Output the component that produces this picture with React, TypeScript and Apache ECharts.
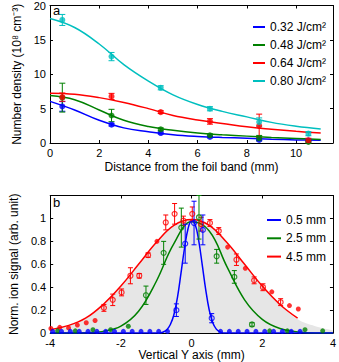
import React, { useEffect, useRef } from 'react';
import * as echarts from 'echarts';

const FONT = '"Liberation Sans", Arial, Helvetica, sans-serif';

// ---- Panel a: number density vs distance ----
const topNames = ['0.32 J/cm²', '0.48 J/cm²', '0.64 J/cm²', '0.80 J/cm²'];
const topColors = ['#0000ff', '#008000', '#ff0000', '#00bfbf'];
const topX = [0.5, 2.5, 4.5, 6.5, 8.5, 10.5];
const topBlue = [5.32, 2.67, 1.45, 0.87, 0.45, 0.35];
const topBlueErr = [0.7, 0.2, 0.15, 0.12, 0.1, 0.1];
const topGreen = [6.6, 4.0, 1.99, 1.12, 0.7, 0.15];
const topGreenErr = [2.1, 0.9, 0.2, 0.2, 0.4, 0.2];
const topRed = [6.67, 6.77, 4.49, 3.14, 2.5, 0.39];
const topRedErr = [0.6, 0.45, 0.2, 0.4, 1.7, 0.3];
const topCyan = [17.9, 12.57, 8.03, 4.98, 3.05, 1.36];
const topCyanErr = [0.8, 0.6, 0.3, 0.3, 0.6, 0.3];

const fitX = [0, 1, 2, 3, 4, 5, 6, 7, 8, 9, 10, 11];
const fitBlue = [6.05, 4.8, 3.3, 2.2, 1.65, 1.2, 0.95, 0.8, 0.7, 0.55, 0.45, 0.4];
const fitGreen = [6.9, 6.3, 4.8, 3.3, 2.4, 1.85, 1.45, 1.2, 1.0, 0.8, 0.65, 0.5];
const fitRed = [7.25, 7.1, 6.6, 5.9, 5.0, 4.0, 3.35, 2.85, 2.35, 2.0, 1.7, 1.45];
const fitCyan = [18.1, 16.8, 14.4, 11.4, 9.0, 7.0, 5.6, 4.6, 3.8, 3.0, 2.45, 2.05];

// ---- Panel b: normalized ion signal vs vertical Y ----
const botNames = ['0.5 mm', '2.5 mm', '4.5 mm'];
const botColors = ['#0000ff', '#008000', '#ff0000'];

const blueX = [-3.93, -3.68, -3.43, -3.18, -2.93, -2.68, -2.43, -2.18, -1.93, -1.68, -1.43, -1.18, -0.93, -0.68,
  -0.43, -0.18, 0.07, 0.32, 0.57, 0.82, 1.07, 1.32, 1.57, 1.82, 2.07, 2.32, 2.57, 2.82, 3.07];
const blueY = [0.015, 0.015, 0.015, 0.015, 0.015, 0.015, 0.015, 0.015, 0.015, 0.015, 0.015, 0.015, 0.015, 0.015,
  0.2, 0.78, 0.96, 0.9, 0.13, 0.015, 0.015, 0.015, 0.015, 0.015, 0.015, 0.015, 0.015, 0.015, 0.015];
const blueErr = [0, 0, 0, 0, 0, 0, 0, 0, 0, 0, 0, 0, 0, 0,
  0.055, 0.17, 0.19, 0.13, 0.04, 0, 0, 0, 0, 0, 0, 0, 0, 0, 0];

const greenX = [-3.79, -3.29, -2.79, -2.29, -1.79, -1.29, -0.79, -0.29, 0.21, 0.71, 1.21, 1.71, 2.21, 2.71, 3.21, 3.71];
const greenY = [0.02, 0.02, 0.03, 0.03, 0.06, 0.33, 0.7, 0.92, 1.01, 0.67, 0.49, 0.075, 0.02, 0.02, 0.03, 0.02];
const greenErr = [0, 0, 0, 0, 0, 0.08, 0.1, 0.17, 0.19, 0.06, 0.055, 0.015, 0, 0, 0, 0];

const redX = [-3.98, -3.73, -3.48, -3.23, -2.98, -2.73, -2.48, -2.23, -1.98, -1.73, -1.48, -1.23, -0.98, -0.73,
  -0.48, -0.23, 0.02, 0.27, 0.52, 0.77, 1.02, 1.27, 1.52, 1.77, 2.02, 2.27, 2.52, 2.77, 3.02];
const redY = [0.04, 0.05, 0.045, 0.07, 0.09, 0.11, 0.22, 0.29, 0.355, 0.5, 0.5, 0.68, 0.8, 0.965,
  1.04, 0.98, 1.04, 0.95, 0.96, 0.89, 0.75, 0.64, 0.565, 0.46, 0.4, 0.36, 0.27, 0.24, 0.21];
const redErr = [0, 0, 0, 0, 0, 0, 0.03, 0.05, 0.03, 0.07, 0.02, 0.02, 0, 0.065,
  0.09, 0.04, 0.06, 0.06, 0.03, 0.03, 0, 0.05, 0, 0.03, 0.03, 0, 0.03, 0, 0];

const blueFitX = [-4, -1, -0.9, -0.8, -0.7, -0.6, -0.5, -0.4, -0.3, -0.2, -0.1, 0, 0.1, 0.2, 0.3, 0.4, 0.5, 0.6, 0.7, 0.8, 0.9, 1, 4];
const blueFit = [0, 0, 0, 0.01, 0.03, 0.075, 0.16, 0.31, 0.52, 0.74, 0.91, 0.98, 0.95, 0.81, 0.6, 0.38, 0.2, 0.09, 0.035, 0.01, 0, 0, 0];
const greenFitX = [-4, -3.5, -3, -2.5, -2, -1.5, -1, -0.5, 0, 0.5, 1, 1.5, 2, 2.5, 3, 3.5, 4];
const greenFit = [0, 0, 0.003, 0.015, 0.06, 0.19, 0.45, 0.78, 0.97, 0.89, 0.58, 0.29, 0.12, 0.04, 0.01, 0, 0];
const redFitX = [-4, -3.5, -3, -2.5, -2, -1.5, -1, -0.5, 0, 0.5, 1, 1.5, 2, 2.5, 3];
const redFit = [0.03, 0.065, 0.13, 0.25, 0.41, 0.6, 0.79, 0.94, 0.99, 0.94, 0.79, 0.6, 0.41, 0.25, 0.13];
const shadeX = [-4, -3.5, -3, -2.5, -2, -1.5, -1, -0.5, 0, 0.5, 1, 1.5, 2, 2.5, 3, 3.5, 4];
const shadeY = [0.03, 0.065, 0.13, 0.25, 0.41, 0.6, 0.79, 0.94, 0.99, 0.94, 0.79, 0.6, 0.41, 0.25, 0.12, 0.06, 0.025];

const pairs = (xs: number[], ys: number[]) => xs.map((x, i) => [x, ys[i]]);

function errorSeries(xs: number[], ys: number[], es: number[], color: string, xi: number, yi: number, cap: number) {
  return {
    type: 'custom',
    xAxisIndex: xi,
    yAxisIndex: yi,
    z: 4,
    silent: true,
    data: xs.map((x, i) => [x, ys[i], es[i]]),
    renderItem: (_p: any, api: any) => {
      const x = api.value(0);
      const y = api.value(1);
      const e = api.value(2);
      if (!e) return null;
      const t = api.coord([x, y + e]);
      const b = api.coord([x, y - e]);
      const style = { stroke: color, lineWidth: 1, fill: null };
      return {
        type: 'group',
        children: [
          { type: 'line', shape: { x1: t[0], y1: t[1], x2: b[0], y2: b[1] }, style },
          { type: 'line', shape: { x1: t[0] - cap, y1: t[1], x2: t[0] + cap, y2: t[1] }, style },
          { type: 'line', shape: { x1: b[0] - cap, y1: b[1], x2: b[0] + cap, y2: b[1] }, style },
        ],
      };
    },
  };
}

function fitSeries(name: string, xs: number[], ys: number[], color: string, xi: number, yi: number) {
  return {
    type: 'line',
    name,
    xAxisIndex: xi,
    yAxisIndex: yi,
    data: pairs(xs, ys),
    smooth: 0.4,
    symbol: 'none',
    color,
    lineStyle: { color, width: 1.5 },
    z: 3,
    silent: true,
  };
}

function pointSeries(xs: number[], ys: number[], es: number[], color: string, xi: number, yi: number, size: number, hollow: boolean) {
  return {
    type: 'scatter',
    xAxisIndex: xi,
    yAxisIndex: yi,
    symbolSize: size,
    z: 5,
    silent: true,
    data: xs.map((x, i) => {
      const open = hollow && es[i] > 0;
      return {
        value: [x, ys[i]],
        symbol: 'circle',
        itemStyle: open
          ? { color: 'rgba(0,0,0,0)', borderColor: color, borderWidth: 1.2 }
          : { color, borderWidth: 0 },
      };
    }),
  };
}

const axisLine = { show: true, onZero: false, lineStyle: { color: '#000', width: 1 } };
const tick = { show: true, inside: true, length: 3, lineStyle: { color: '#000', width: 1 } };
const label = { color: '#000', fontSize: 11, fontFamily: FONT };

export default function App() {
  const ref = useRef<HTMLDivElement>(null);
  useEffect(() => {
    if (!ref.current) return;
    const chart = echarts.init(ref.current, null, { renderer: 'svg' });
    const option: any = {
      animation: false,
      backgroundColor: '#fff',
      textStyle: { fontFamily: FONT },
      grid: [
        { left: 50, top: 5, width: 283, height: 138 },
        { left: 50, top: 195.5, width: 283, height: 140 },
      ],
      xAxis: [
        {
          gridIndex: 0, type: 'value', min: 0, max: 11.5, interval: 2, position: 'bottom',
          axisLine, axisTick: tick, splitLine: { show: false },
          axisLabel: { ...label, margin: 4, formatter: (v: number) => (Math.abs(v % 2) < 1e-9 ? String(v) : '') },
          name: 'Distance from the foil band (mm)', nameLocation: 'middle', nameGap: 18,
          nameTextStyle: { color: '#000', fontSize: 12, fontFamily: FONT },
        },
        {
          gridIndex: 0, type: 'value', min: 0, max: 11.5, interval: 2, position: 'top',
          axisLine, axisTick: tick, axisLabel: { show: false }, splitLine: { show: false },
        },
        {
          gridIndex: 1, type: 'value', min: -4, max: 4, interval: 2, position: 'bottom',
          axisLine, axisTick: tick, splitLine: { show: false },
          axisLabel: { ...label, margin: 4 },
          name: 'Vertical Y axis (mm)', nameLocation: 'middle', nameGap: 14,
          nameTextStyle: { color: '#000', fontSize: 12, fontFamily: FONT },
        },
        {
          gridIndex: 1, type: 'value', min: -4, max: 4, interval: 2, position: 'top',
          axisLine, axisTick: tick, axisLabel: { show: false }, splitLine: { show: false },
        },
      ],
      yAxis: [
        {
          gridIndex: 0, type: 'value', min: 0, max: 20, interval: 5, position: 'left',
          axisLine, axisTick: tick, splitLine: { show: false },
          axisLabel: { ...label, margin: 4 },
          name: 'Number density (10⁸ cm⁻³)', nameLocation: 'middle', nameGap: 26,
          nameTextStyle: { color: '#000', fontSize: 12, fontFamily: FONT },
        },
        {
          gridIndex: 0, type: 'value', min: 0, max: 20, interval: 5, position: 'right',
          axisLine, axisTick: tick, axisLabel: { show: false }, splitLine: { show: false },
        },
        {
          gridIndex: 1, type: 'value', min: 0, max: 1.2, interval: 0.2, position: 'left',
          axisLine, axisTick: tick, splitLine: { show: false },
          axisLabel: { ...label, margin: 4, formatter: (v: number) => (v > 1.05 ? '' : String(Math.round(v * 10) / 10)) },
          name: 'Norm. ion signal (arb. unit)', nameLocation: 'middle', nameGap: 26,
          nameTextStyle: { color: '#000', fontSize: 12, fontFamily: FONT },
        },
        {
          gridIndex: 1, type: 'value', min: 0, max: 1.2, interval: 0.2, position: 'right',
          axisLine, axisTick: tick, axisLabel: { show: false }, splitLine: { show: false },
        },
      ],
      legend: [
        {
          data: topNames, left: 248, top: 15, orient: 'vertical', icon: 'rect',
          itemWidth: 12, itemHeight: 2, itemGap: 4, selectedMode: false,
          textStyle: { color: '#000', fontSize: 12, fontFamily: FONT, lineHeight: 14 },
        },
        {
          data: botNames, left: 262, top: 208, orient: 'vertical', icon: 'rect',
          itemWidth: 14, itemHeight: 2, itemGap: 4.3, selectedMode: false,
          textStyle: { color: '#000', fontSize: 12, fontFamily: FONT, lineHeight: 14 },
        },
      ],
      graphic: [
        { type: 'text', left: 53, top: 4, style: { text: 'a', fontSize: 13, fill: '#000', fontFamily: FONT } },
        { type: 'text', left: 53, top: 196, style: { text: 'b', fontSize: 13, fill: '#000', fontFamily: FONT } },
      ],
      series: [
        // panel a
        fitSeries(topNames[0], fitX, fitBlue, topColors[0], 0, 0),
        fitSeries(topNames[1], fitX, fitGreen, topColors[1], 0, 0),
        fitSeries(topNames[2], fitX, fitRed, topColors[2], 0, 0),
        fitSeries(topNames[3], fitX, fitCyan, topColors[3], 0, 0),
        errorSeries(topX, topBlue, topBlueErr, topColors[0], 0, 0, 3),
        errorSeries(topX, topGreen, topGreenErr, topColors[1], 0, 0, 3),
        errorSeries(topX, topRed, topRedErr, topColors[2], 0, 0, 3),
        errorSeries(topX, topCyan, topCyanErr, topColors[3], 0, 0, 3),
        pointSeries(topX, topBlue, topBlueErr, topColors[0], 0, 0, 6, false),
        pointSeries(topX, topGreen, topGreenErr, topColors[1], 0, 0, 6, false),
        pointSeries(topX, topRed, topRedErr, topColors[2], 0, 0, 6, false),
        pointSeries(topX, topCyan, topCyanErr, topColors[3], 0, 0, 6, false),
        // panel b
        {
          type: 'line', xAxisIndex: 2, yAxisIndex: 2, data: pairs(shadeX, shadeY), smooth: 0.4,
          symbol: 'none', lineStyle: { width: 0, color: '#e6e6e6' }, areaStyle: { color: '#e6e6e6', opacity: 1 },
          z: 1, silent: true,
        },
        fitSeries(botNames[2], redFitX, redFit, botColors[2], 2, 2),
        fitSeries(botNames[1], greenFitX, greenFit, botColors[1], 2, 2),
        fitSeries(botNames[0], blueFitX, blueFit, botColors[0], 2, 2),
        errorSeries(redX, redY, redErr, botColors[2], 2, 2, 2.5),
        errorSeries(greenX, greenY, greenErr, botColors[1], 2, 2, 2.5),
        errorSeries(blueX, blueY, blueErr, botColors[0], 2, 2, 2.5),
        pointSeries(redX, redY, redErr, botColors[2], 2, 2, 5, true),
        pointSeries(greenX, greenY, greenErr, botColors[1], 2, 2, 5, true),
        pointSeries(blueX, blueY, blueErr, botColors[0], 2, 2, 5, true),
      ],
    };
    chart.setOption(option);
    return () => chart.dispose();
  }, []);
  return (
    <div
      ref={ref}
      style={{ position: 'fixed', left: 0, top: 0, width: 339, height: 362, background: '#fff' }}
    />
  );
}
######
WORK REQUIRED -
Leave out the pictures and repeat the lines from the start of the material through the line with "Arial, Helvetica, sans-serif';", inclusive.

EXERCISE ANSWER -
Output the component that produces this picture with React, TypeScript and Apache ECharts.
import React, { useEffect, useRef } from 'react';
import * as echarts from 'echarts';

const FONT = '"Liberation Sans", Arial, Helvetica, sans-serif';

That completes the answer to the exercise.